God made us to not need the blaring materialism and excess and noise and loudness of this crazy non-stop go go go society that tells us to buy, eat, consume. It never satisfies.
I find myself more hungry and planning my next buy, my next outing and experience without appreciation for a moment. It breeds an insatiable, growing emptiness for more. Unfortunately.
Why do we lose ourselves?
I hate that I have lost the beautiful, stayedness of stillness. Reflection. Hearing my own thoughts, and not fearing the thoughts that can finally be made coherent. Or even having a moment, yet being satisfied in it with a security in who I am and where I'm at have not been as easy.
Why can't I just be?
I have been inspired by that. A friend, Kate, (who may be readint this :) ) commented on a beautiful picture by a photographer named Mikayla Mackaness (I think that's the spelling), and I browsed through her ART- because it was combined with such explanation, analysis, poetry of expressed feelings and emotions- I was faced with a difference.
A difference because I have been seperated from a core of myself to know what it is I think, what I feel, how I empassion and vision and dream. My expression. :) My creativity... I can see there's freedom to know a sense of that in myself. I remember a little.
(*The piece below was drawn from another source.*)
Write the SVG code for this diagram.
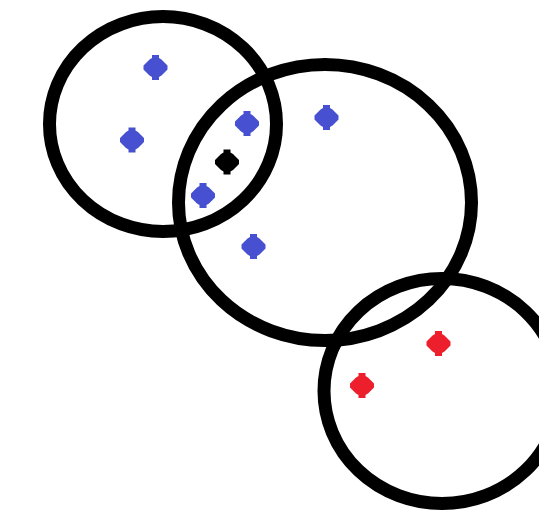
<svg xmlns="http://www.w3.org/2000/svg" width="539" height="522" viewBox="0 0 539 522">
<style>
.ring{fill:none;stroke:#000;stroke-width:13}
.blue{fill:#4650D0}
.red{fill:#EE1F2D}
.blk{fill:#000}
</style>
<defs>
<path id="dia" d="M-3.5,-12.5H3.5V-9.5L6,-8L12,-2V2L6,8L3.5,9.5V12.5H-3.5V9.5L-6,8L-12,2V-2L-6,-8L-3.5,-9.5Z"/>
</defs>
<rect width="539" height="522" fill="#fff"/>
<g id="set-a"><ellipse class="ring" cx="163" cy="124" rx="113.5" ry="107.5"/></g>
<g id="set-b"><ellipse class="ring" cx="325" cy="202.5" rx="146.5" ry="138"/></g>
<g id="set-c"><ellipse class="ring" cx="442" cy="391" rx="118" ry="112.5"/></g>
<g id="connectors"></g>
<g id="p1"><use href="#dia" class="blue" x="155.5" y="67.5"/></g>
<g id="p2"><use href="#dia" class="blue" x="132" y="140"/></g>
<g id="p3"><use href="#dia" class="blue" x="247" y="123.5"/></g>
<g id="p4"><use href="#dia" class="blk" x="227" y="162"/></g>
<g id="p5"><use href="#dia" class="blue" x="203" y="195.5"/></g>
<g id="p6"><use href="#dia" class="blue" x="253.5" y="246.5"/></g>
<g id="p7"><use href="#dia" class="blue" x="326.5" y="117.5"/></g>
<g id="p8"><use href="#dia" class="red" x="438.5" y="343.5"/></g>
<g id="p9"><use href="#dia" class="red" x="362" y="385.5"/></g>
</svg>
Anyway, I am yet encouraged in my life with Jesus. I'm not saying I feel completely lost or deaf. Just a little blinded toward my creativity. But I will again see. Explore in security and show what is in my heart, with hopefully a grown use for somehow contributing what I have in me to help touch and change and impact the people around me, and those far away and in-between.
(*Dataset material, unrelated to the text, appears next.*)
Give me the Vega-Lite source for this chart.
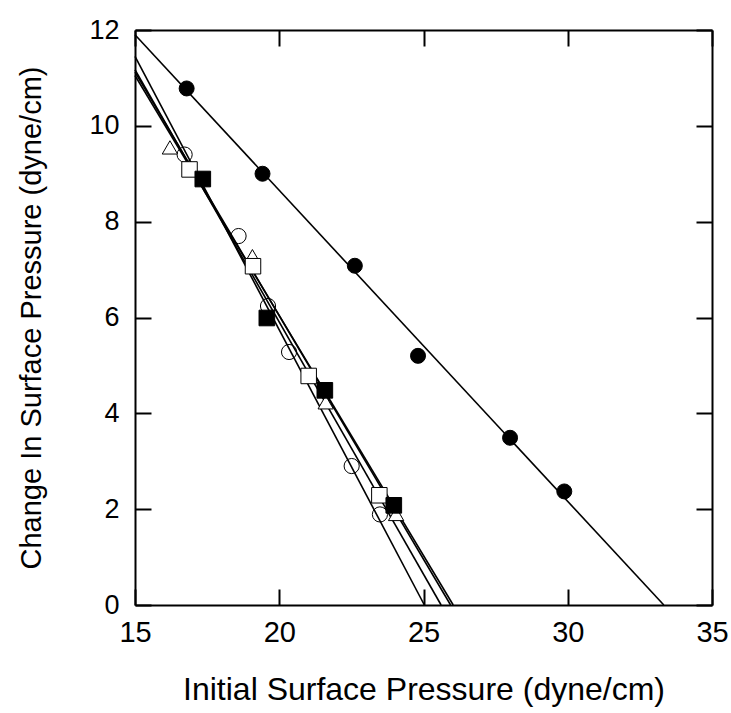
{
  "$schema": "https://vega.github.io/schema/vega-lite/v6.json",
  "autosize": {"type": "none"},
  "padding": {"left": 135, "top": 30, "right": 19, "bottom": 108},
  "width": 577,
  "height": 575,
  "background": "white",
  "config": {
    "view": {"stroke": null},
    "axis": {
      "domainColor": "black", "domainWidth": 2, "tickColor": "black", "tickWidth": 2,
      "tickSize": -16, "grid": false, "labelColor": "black", "titleColor": "black",
      "labelFlush": false, "labelOverlap": false,
      "labelFont": "Liberation Sans", "titleFont": "Liberation Sans", "titleFontWeight": "normal"
    }
  },
  "datasets": {
    "lines": [
      {"line": "L1", "x": 15, "y": 11.9}, {"line": "L1", "x": 33.33, "y": 0},
      {"line": "L2", "x": 15, "y": 11.45}, {"line": "L2", "x": 25.03, "y": 0},
      {"line": "L3", "x": 15, "y": 11.17}, {"line": "L3", "x": 25.61, "y": 0},
      {"line": "L4", "x": 15, "y": 11.12}, {"line": "L4", "x": 25.94, "y": 0},
      {"line": "L5", "x": 15, "y": 11.05}, {"line": "L5", "x": 26.03, "y": 0}
    ],
    "points": [
      {"series": "B", "x": 16.72, "y": 9.40},
      {"series": "B", "x": 18.59, "y": 7.70},
      {"series": "B", "x": 19.61, "y": 6.24},
      {"series": "B", "x": 20.34, "y": 5.28},
      {"series": "B", "x": 22.51, "y": 2.90},
      {"series": "B", "x": 23.49, "y": 1.89},
      {"series": "C", "x": 16.21, "y": 9.55},
      {"series": "C", "x": 19.07, "y": 7.28},
      {"series": "C", "x": 21.61, "y": 4.23},
      {"series": "C", "x": 24.05, "y": 1.90},
      {"series": "D", "x": 16.89, "y": 9.09},
      {"series": "D", "x": 19.09, "y": 7.07},
      {"series": "D", "x": 21.02, "y": 4.78},
      {"series": "D", "x": 23.47, "y": 2.29},
      {"series": "E", "x": 17.35, "y": 8.89},
      {"series": "E", "x": 19.57, "y": 5.99},
      {"series": "E", "x": 21.58, "y": 4.48},
      {"series": "E", "x": 23.97, "y": 2.08},
      {"series": "A", "x": 16.79, "y": 10.78},
      {"series": "A", "x": 19.42, "y": 9.00},
      {"series": "A", "x": 22.62, "y": 7.08},
      {"series": "A", "x": 24.81, "y": 5.20},
      {"series": "A", "x": 28.00, "y": 3.49},
      {"series": "A", "x": 29.88, "y": 2.37}
    ]
  },
  "layer": [
    {
      "data": {"name": "lines"},
      "mark": {"type": "line", "color": "black", "strokeWidth": 1.6},
      "encoding": {
        "x": {"field": "x", "type": "quantitative",
          "scale": {"domain": [15, 35], "nice": false, "zero": false},
          "axis": {"values": [15, 20, 25, 30, 35], "title": "Initial Surface Pressure (dyne/cm)",
            "labelFontSize": 29, "labelPadding": 29, "titleFontSize": 32, "titlePadding": 27}},
        "y": {"field": "y", "type": "quantitative",
          "scale": {"domain": [0, 12], "nice": false},
          "axis": {"values": [0, 2, 4, 6, 8, 10, 12], "title": "Change In Surface Pressure (dyne/cm)",
            "labelFontSize": 27, "labelPadding": 32, "titleFontSize": 29, "titlePadding": 42}},
        "detail": {"field": "line"}
      }
    },
    {
      "data": {"name": "lines"},
      "mark": {"type": "line", "opacity": 0},
      "encoding": {
        "x": {"field": "x", "type": "quantitative", "axis": {"orient": "top", "values": [15, 20, 25, 30, 35], "labels": false, "title": null}},
        "y": {"field": "y", "type": "quantitative", "axis": {"orient": "right", "values": [0, 2, 4, 6, 8, 10, 12], "labels": false, "title": null}},
        "detail": {"field": "line"}
      }
    },
    {
      "data": {"name": "points"},
      "mark": {"type": "point", "filled": true, "stroke": "black", "strokeWidth": 1, "opacity": 1},
      "encoding": {
        "x": {"field": "x", "type": "quantitative", "axis": null},
        "y": {"field": "y", "type": "quantitative", "axis": null},
        "shape": {"field": "series", "type": "nominal",
          "scale": {"domain": ["A", "B", "C", "D", "E"], "range": ["circle", "circle", "triangle-up", "square", "square"]}, "legend": null},
        "fill": {"field": "series", "type": "nominal",
          "scale": {"domain": ["A", "B", "C", "D", "E"], "range": ["black", "transparent", "white", "white", "black"]}, "legend": null},
        "size": {"field": "series", "type": "nominal",
          "scale": {"domain": ["A", "B", "C", "D", "E"], "range": [225, 245, 280, 245, 270]}, "legend": null}
      }
    }
  ],
  "resolve": {"axis": {"x": "independent", "y": "independent"}}
}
God is LOVE. and he loves me. He is in me. He gives his fellowship to me. I want to share that.
and any special images he allows me to see through his eyes, visions, and captured images and moments... through his magnificent lense.
Beauty is Him, was created by Him, and He captures all. Beautiful. He first saw. And now, He allows me and you to see Him... What beauty. It was first Him. And is a reflection of him, anywhere it is seen and manifested. Glorious and gorgeous.
I love you, my beautiful Friend and Father. Amen.